Taking into account the entire record then-including this Court's prior approval of the Consent Decree-the Court concludes that the proposed estimation amount of $9.95 million is appropriate now.
Mr. Meadows argues that the Reorganized Debtors are using the Estimation Motion to circumvent his right to assert his appeal and the requirement that the Settlement Order be final for the Consent Decree to become effective. See Meadows Objection at 10, 13. But just as Mr. Meadows is free to pursue his appeal of the Settlement Order, so the Reorganized Debtors are free to pursue their rights and remedies under Section 502(c) of the Bankruptcy Code, which specifically provides for estimation of unliquidated claims to prevent undue delay in the administration of bankruptcy cases. See 11 U.S.C. § 502(c).
CONCLUSION
For the reasons set forth above, the Court grants the Estimation Motion.

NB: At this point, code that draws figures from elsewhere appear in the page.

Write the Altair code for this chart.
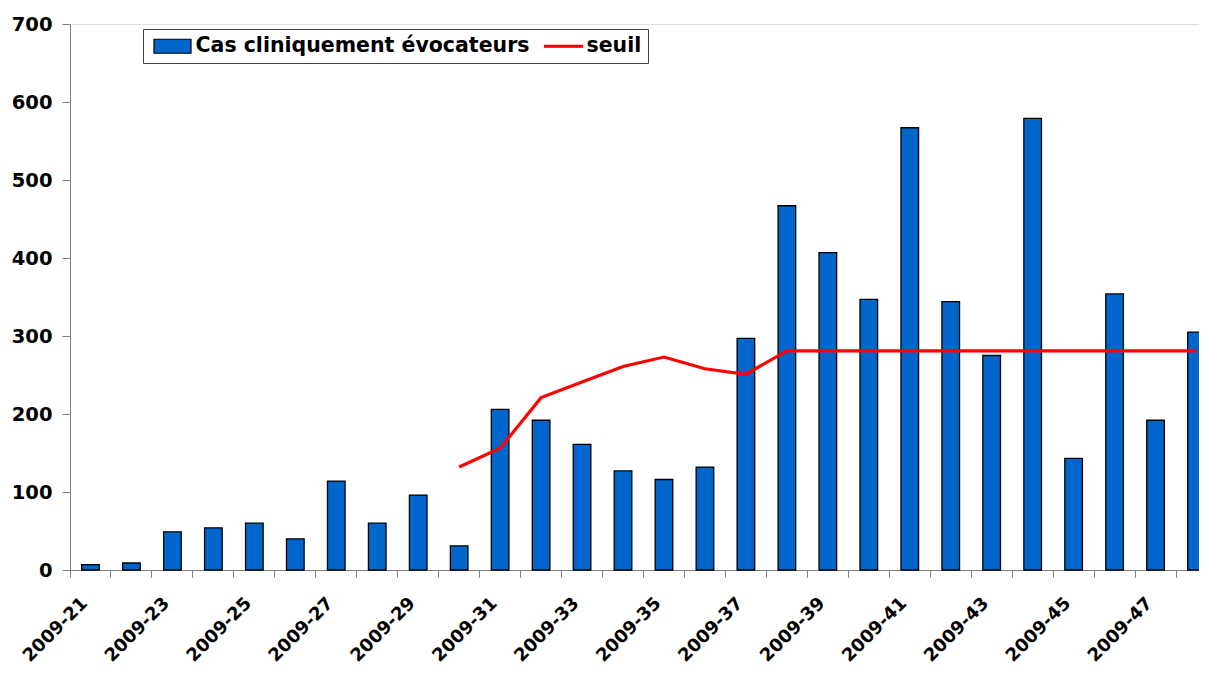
import altair as alt
import pandas as pd

weeks = ["2009-%d" % w for w in range(21, 49)]
cases = [7, 9, 49, 54, 60, 40, 114, 60, 96, 31,
         206, 192, 161, 127, 116, 132, 297, 467, 407, 347,
         567, 344, 275, 579, 143, 354, 192, 305]
seuil = [None, None, None, None, None, None, None, None, None, 132,
         156, 221, 241, 261, 273, 258, 251, 281, 281, 281,
         281, 281, 281, 281, 281, 281, 281, 281]

SERIES = ["Cas cliniquement évocateurs", "seuil"]
BAR_COLOR = "#0066CC"
LINE_COLOR = "#FF0000"

df = pd.DataFrame({"week": weeks, "cases": cases, "seuil": seuil})
legend_df = pd.DataFrame({"serie": SERIES})

FONT = "DejaVu Sans"

x_enc = alt.X(
    "week:N",
    sort=weeks,
    scale=alt.Scale(paddingInner=0, paddingOuter=0),
    axis=alt.Axis(
        title=None,
        labelAngle=-45,
        labelAlign="right",
        labelBaseline="top",
        labelFont=FONT,
        labelFontWeight="bold",
        labelFontSize=18,
        labelColor="black",
        labelPadding=17,
        labelOffset=-12,
        bandPosition=0,
        labelExpr="toNumber(slice(datum.value, 5)) % 2 == 1 ? datum.label : ''",
        labelOverlap=False,
        tickSize=7,
        tickColor="#808080",
        domainColor="#808080",
        grid=False,
    ),
)

y_scale = alt.Scale(domain=[0, 700], nice=False)
y_axis = alt.Axis(
    title=None,
    values=[0, 100, 200, 300, 400, 500, 600, 700],
    labelFont=FONT,
    labelFontWeight="bold",
    labelFontSize=19.5,
    labelColor="black",
    labelPadding=10,
    tickSize=8,
    tickColor="#808080",
    domainColor="#808080",
    grid=False,
)

bars = alt.Chart(df).mark_bar(
    width={"band": 0.43}, fill=BAR_COLOR, stroke="black", strokeWidth=1.3
).encode(
    x=x_enc,
    y=alt.Y("cases:Q", scale=y_scale, axis=y_axis),
)

line = alt.Chart(df).transform_filter("datum.seuil != null").mark_line(
    strokeWidth=3.2, color=LINE_COLOR
).encode(
    x=x_enc,
    y=alt.Y("seuil:Q", scale=y_scale, axis=y_axis),
)

legend = alt.Legend(
    title=None,
    orient="none",
    legendX=73,
    legendY=5,
    direction="horizontal",
    labelFont=FONT,
    labelFontWeight="bold",
    labelFontSize=20.5,
    labelColor="black",
    labelLimit=600,
    labelOffset=12,
    symbolOffset=12.5,
    columnPadding=10,
    padding=6,
    strokeColor="#404040",
    fillColor="white",
    symbolSize=400,
    symbolStrokeWidth=1.2,
    symbolOpacity=1,
)

RECT_PATH = "M-1.85,-0.7H1.85V0.7H-1.85Z"
LINE_PATH = "M-1.9,-0.09H1.9V0.09H-1.9Z"

legend_layer = alt.Chart(legend_df).transform_filter("false").mark_point(
    filled=True
).encode(
    color=alt.Color("serie:N", scale=alt.Scale(domain=SERIES, range=[BAR_COLOR, LINE_COLOR]), legend=legend),
    shape=alt.Shape("serie:N", scale=alt.Scale(domain=SERIES, range=[RECT_PATH, LINE_PATH]), legend=legend),
    stroke=alt.Stroke("serie:N", scale=alt.Scale(domain=SERIES, range=["black", LINE_COLOR]), legend=legend),
)

chart = alt.layer(bars, line, legend_layer).properties(
    width=1147,
    height=546,
    autosize=alt.AutoSizeParams(type="none"),
    padding={"left": 62, "top": 16, "right": -18, "bottom": 95},
).configure_view(stroke=None).configure(background="white")

chart.save("out.html", embed_options={"renderer": "svg", "actions": False})
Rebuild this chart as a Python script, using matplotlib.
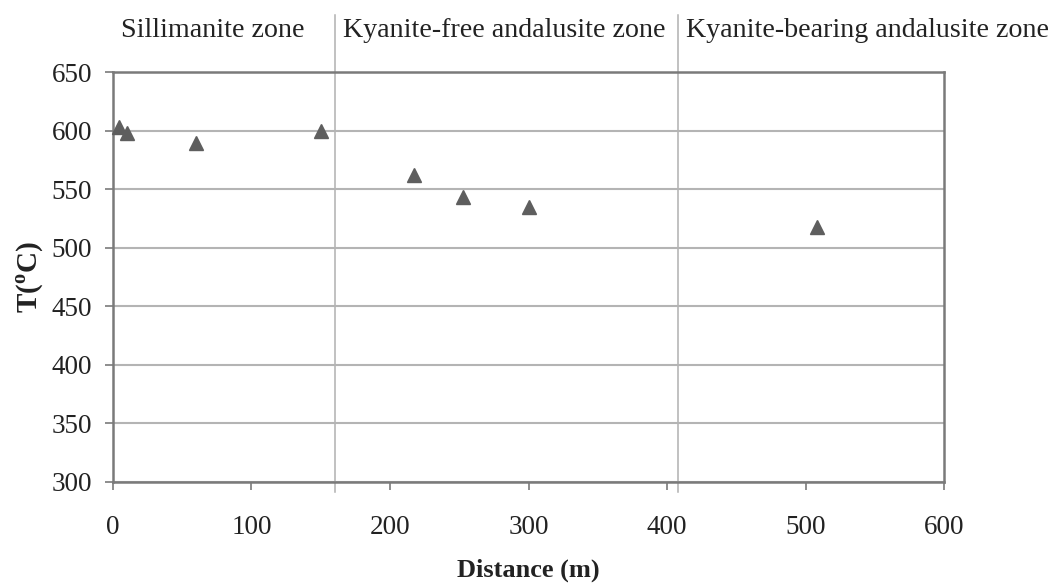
import matplotlib
matplotlib.use("Agg")
import matplotlib.pyplot as plt

plt.rcParams['font.family'] = ['Liberation Serif', 'DejaVu Serif']
plt.rcParams['mathtext.fontset'] = 'custom'
plt.rcParams['mathtext.rm'] = 'Liberation Serif'
plt.rcParams['mathtext.bf'] = 'Liberation Serif:bold'

# temperature estimates along the traverse
distance = [4, 10, 60, 150, 217, 253, 300, 508]
temperature = [603, 598, 589, 600, 562, 543, 535, 518]

# zone boundaries (m) and zone names
zone_start = [0, 160, 408]
zone_names = ['Sillimanite zone', 'Kyanite-free andalusite zone',
              'Kyanite-bearing andalusite zone']

xticks = [0, 100, 200, 300, 400, 500, 600]
yticks = [300, 350, 400, 450, 500, 550, 600, 650]

txt = '#222222'
fig = plt.figure(figsize=(10.53, 5.87), dpi=100)
ax = fig.add_axes([0.1073, 0.1789, 0.7892, 0.6984])

ax.set_xlim(0, 600)
ax.set_ylim(300, 650)
ax.set_xticks(xticks)
ax.set_yticks(yticks)
ax.yaxis.grid(True, color='#b4b4b4', linewidth=1.5)
ax.set_axisbelow(True)

for s in ax.spines.values():
    s.set_color('#7a7a7a')
    s.set_linewidth(1.8)
ax.tick_params(axis='both', colors='#7a7a7a', labelcolor=txt, labelsize=19.5,
               length=6, width=1.2, direction='out')
ax.tick_params(axis='x', pad=18)
ax.tick_params(axis='y', pad=9)

# zone boundaries run up through the header
for x0 in zone_start[1:]:
    ax.axvline(x0, ymin=-0.024, ymax=1.139, color='#b0b0b0', linewidth=1.1,
               clip_on=False, zorder=0)

for x0, name in zip(zone_start, zone_names):
    ax.annotate(name, xy=(x0, 1.0), xycoords=('data', 'axes fraction'),
                xytext=(6, 30), textcoords='offset points',
                ha='left', va='center', fontsize=20.2, color=txt,
                annotation_clip=False)

ax.plot(distance, temperature, linestyle='none', marker='^', markersize=10,
        color='#5e5e5e', clip_on=False, zorder=3)

ax.set_xlabel('Distance (m)', fontsize=19, fontweight='bold', color=txt,
              labelpad=13)
ax.set_ylabel(r'T($^\mathbf{o}$C)', fontsize=21, fontweight='bold', color=txt,
              labelpad=4)

fig.savefig('out.png', dpi=100)
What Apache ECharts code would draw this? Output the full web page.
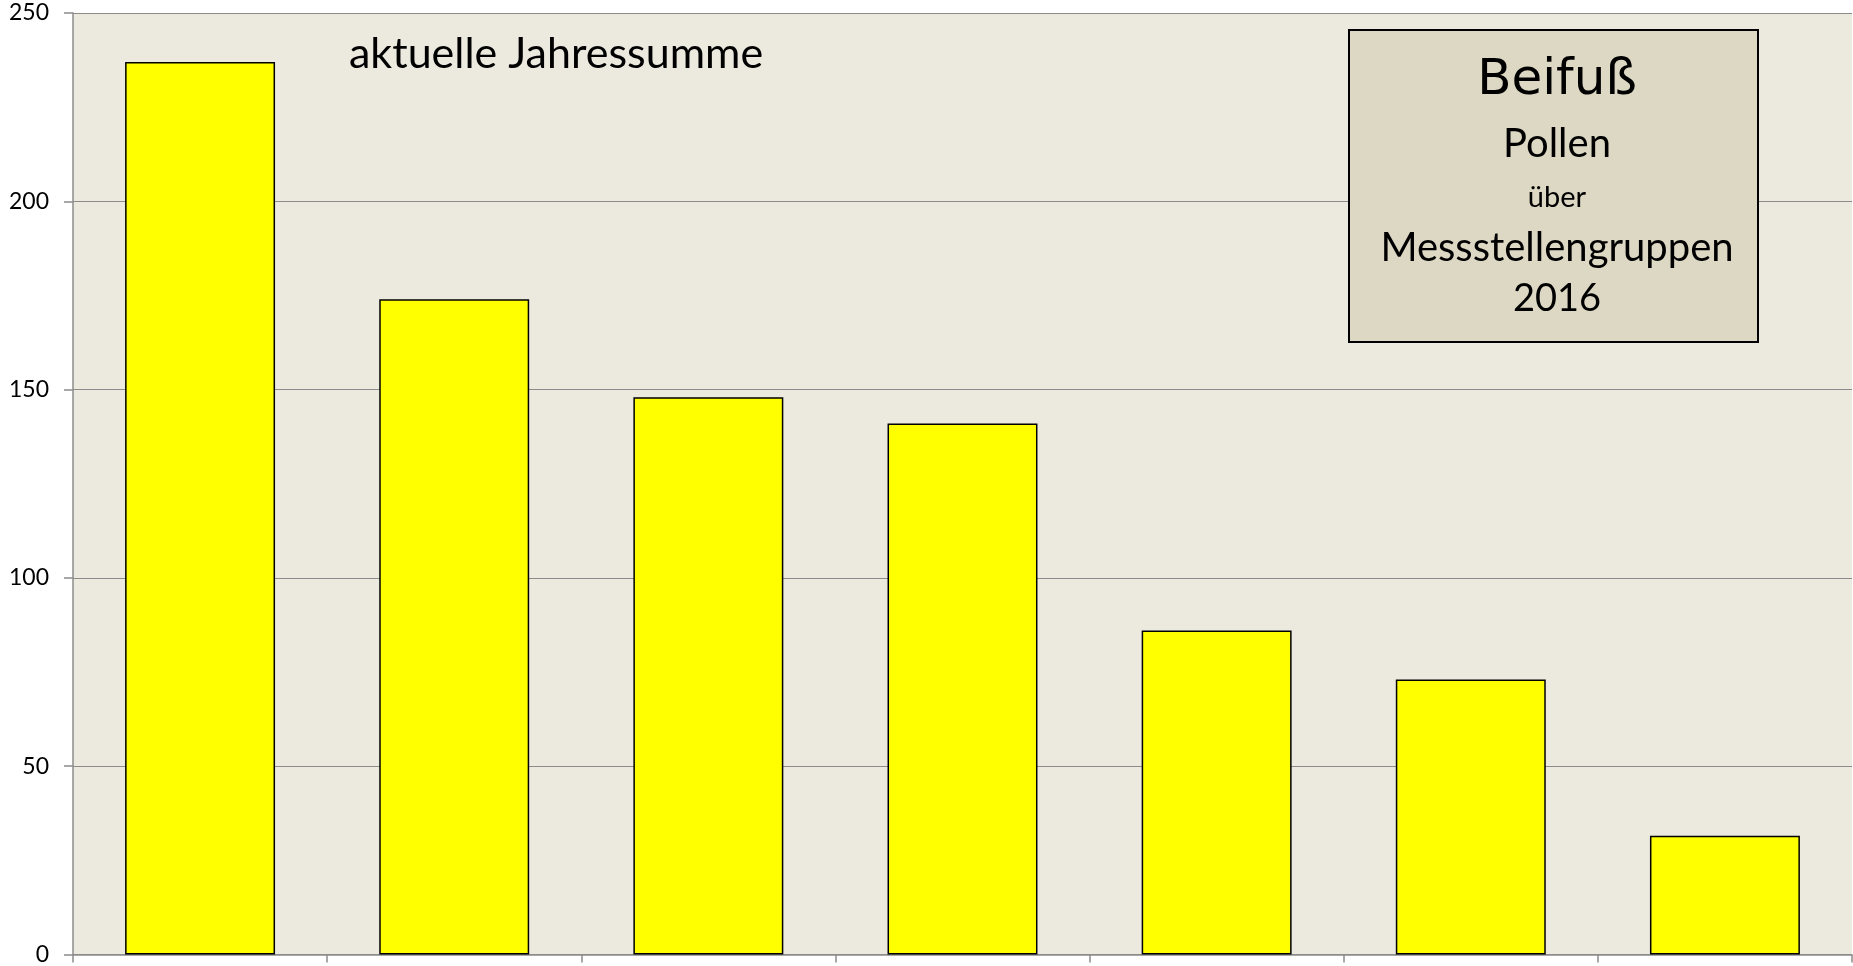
<!DOCTYPE html>
<html>
<head>
<meta charset="utf-8">
<script src="https://cdn.jsdelivr.net/npm/echarts@6/dist/echarts.min.js"></script>
<style>
html,body{margin:0;padding:0;background:#fff;}
#chart{width:1853px;height:966px;}
</style>
</head>
<body>
<div id="chart"></div>
<script>
// Data
const categories = ['1', '2', '3', '4', '5', '6', '7'];
const values = [237, 174, 148, 141, 86, 73, 31.5];
const yTicks = { min: 0, max: 250, interval: 50 };
const subtitle = 'aktuelle Jahressumme';
const boxLines = ['Beifuß', 'Pollen', 'über', 'Messstellengruppen', '2016'];

const FONT = 'Lato, "Open Sans", sans-serif';
const chart = echarts.init(document.getElementById('chart'));
chart.setOption({
  animation: false,
  backgroundColor: '#ffffff',
  grid: {
    left: 73, top: 13, right: 1, bottom: 11,
    show: true, backgroundColor: '#ECE9DF', borderWidth: 0
  },
  xAxis: {
    type: 'category',
    data: categories,
    boundaryGap: true,
    axisLine: { show: true, lineStyle: { color: '#8c8c8c', width: 1.5 } },
    axisTick: { show: true, length: 8, lineStyle: { color: '#8c8c8c', width: 1.5 } },
    axisLabel: { show: false },
    splitLine: { show: false }
  },
  yAxis: {
    type: 'value',
    min: yTicks.min, max: yTicks.max, interval: yTicks.interval,
    axisLine: { show: true, lineStyle: { color: '#8c8c8c', width: 1.5 } },
    axisTick: { show: true, length: 9, lineStyle: { color: '#8c8c8c', width: 1.5 } },
    axisLabel: { color: '#000', fontSize: 23, fontFamily: FONT, margin: 24 },
    splitLine: { show: true, lineStyle: { color: '#8c8c8c', width: 1.2 } }
  },
  series: [{
    type: 'bar',
    data: values,
    barCategoryGap: '41%',
    itemStyle: { color: '#FFFF00', borderColor: '#000', borderWidth: 1.5 }
  }],
  graphic: [
    { type: 'text', left: 349, top: 33, z: 10,
      style: { text: subtitle, fontSize: 43, fontFamily: FONT, fill: '#000' } },
    { type: 'rect', z: 10, shape: { x: 1349, y: 30, width: 409, height: 312 },
      style: { fill: '#DDD8C3', stroke: '#000', lineWidth: 2 } },
    { type: 'text', z: 11, x: 1557, y: 81,
      style: { text: boxLines[0], fontSize: 50, fontWeight: 'normal', fontFamily: '"Comic Sans MS", "DejaVu Sans", sans-serif', fill: '#000', align: 'center', verticalAlign: 'middle' } },
    { type: 'text', z: 11, x: 1557, y: 144,
      style: { text: boxLines[1], fontSize: 40, fontFamily: FONT, fill: '#000', align: 'center', verticalAlign: 'middle' } },
    { type: 'text', z: 11, x: 1557, y: 198,
      style: { text: boxLines[2], fontSize: 29, fontFamily: FONT, fill: '#000', align: 'center', verticalAlign: 'middle' } },
    { type: 'text', z: 11, x: 1557, y: 248,
      style: { text: boxLines[3], fontSize: 40, fontFamily: FONT, fill: '#000', align: 'center', verticalAlign: 'middle' } },
    { type: 'text', z: 11, x: 1557, y: 299,
      style: { text: boxLines[4], fontSize: 38, fontFamily: FONT, fill: '#000', align: 'center', verticalAlign: 'middle' } }
  ]
});
</script>
</body>
</html>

The Debtors shall serve a copy of this Memorandum of Decision on Mr. Meadows and Ms. Edwards-Redd and file proof of such service on the Case Management/Electronic Case Filing Docket. The Debtors shall also submit a proposed order on five days' notice. The proposed order must be submitted by filing a notice of the proposed order on the docket, with a copy of the proposed order attached as an exhibit to the notice. A copy of the notice and proposed order shall also be served upon Mr. Meadows and Ms. Edwards-Redd.